### DATA EXCERPTS
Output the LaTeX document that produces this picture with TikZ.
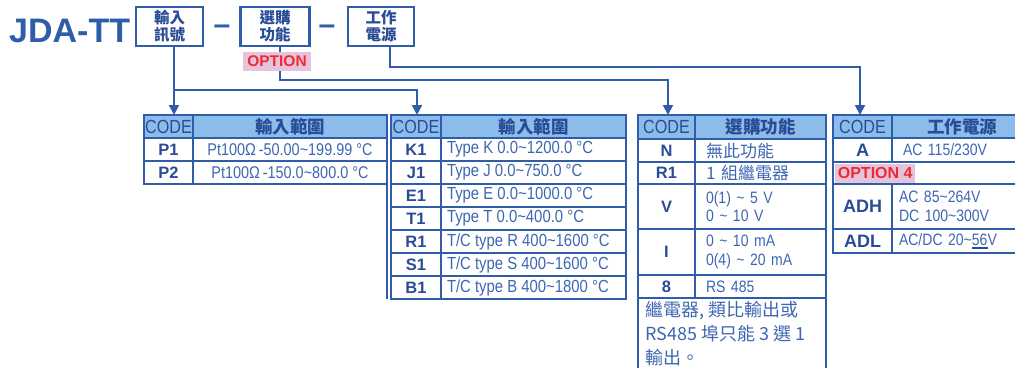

* * *

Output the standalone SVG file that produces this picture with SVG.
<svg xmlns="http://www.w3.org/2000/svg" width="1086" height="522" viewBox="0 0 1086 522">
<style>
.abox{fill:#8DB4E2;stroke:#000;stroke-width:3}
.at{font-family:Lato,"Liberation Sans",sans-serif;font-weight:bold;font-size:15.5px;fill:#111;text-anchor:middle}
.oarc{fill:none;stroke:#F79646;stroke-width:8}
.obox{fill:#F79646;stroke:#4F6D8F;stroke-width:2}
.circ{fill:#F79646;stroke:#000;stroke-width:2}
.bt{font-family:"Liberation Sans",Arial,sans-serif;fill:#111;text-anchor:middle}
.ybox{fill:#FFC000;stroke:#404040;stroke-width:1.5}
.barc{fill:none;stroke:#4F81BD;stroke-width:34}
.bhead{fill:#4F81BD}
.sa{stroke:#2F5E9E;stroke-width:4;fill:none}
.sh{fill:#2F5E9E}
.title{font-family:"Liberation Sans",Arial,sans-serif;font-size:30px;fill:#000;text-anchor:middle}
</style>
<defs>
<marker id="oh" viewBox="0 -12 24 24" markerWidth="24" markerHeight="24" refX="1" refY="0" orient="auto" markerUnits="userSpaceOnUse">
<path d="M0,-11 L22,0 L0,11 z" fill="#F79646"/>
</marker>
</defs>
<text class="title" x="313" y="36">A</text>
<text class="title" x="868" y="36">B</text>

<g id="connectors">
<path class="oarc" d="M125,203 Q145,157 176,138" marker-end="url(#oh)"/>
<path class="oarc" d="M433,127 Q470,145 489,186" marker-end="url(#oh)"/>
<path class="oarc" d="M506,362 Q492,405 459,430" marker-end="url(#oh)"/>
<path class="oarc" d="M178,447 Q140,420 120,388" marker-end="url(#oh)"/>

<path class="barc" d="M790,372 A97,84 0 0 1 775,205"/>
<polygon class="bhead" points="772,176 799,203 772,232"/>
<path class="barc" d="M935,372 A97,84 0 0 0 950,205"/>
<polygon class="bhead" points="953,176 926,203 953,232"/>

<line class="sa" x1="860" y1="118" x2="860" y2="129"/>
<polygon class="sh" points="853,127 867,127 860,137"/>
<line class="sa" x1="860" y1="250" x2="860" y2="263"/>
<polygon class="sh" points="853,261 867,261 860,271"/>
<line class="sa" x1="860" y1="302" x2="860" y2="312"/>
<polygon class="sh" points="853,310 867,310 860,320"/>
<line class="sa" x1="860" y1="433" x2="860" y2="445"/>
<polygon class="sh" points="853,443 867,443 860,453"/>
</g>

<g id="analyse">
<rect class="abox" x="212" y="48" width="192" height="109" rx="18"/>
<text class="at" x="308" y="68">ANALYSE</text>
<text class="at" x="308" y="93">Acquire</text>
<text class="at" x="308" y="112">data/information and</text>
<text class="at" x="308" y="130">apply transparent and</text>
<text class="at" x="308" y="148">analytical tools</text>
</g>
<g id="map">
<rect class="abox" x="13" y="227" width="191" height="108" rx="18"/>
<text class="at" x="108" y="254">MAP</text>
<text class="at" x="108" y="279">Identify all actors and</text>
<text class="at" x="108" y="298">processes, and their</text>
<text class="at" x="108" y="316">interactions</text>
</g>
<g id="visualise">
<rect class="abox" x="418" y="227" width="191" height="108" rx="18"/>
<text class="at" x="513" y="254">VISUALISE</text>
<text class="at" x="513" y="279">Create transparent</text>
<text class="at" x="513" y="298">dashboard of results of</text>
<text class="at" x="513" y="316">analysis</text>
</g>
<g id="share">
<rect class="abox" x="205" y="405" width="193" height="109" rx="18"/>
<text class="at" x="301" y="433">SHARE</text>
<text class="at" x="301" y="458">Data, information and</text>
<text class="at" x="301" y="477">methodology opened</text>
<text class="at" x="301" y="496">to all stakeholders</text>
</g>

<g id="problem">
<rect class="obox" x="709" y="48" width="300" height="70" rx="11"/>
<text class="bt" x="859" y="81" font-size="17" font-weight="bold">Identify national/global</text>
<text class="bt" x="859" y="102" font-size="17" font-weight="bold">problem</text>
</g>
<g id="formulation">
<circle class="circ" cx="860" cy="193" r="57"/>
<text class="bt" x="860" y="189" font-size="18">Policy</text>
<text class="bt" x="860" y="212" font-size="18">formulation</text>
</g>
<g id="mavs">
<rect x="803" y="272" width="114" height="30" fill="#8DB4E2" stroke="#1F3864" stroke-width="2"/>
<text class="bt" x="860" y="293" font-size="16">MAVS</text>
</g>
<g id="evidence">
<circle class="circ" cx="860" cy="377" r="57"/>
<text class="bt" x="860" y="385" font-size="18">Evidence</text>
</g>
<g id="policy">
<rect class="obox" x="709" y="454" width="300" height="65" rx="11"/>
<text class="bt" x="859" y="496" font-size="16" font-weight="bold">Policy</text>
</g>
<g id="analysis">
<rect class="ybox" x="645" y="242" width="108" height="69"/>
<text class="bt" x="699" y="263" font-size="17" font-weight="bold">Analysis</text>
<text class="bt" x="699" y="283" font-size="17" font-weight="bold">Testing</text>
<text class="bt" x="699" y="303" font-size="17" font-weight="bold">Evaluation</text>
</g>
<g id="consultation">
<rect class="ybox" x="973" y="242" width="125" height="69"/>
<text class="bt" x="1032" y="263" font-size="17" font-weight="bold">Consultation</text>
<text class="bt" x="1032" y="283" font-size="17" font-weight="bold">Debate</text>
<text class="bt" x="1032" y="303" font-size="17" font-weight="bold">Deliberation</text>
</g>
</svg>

### WHAT IS REQUIRED
Show all lines from the records above where the word "Output" occurs.

### ANSWER BELOW
Output the LaTeX document that produces this picture with TikZ.
Output the standalone SVG file that produces this picture with SVG.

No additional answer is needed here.